I'm a firm believer that there is a strong intersection between digital technologies and clean technologies. And I'll tell you why. If we are looking to reduce the carbon footprint, how do you do that unless you actually have metrics? So, if we were to digitize the power grid, we would have much better metrics over when the power is used and who is using it. And if everyone had access to this data, including at the household level, you could aggregate that data right in a big data pool. You could gain very important insights.


Tailoring electric mobility solutions for India

VK Samudrala: If you ask, will India lead the energy transition momentum around the world? Yes, it will. But the solutions that we are going to develop would be more applicable to economies like India. We need to look at these global technologies but bring them to the country in a manner that addresses the specific needs of Indian society.

As an example, if you look at mobility as a challenge, India consumes a lot of oil for its transportation equipment and we don't have enough oil resources, so we import a lot. So transitioning to electric mobility would solve some of the problems by developing domestic capability and creating the electric vehicle component ecosystem...

Now, what India needs is not a large, long-range vehicle because the Indian commute requirements are very different. So we see a big revolution happening in the light electric mobility solutions. The two-wheelers and three-wheelers provide for 70% of the mobility needs of the country. And when you have such very different end-user applications, it's important for us to develop solutions that are aimed at and customized for those requirements.

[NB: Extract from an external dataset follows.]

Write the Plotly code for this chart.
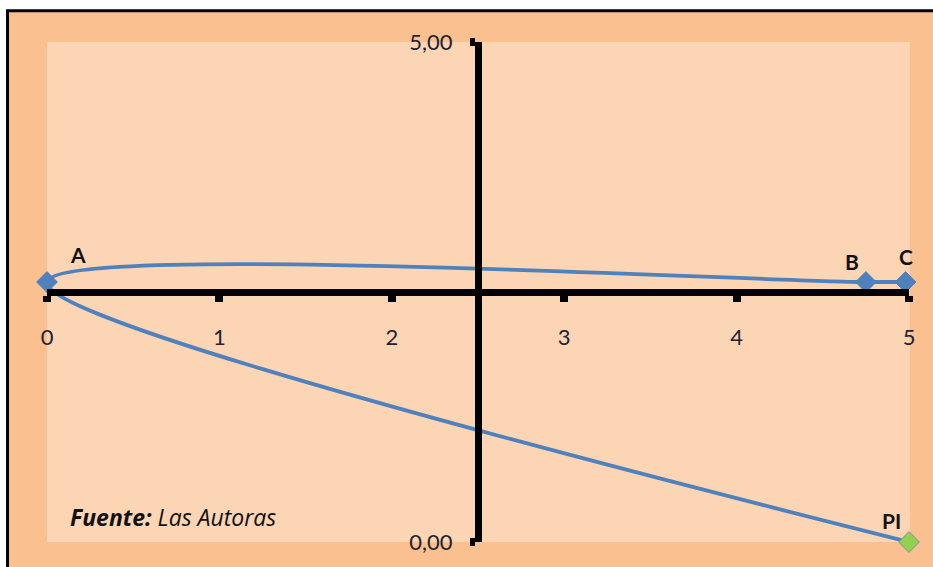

Solar power - for free (or at least cheap, and predictable)

Maarten Michielssens: In production, we have a very simple model. You don't pay for solar panels; you pay for electricity. In consumption, we direct the excess energy here towards our customers or chargers. And that allows us to have very predictable revenue streams. We know the investment costs of our installation, we know the outputs, and we know the lifetime. So we know the cost of electricity—cheap—and we sell it here at a fixed price as well.

The result is that those people—drivers or people who can't have solar panels on the roof—have predictable energy costs. Even during the crisis, we did not increase our energy prices. We kept them stable, and we made a profit.

And those energy suppliers that tripled their price, they still acted at a loss, basically.

What we built is a virtual or decentralized or digital grid, so to speak, and we match production consumption while using the normal grid. That's basically what we do.

I hope in five years from here, it will happen everywhere. Today it's pretty unique, but it's really something. I mean, we ask companies to copy us.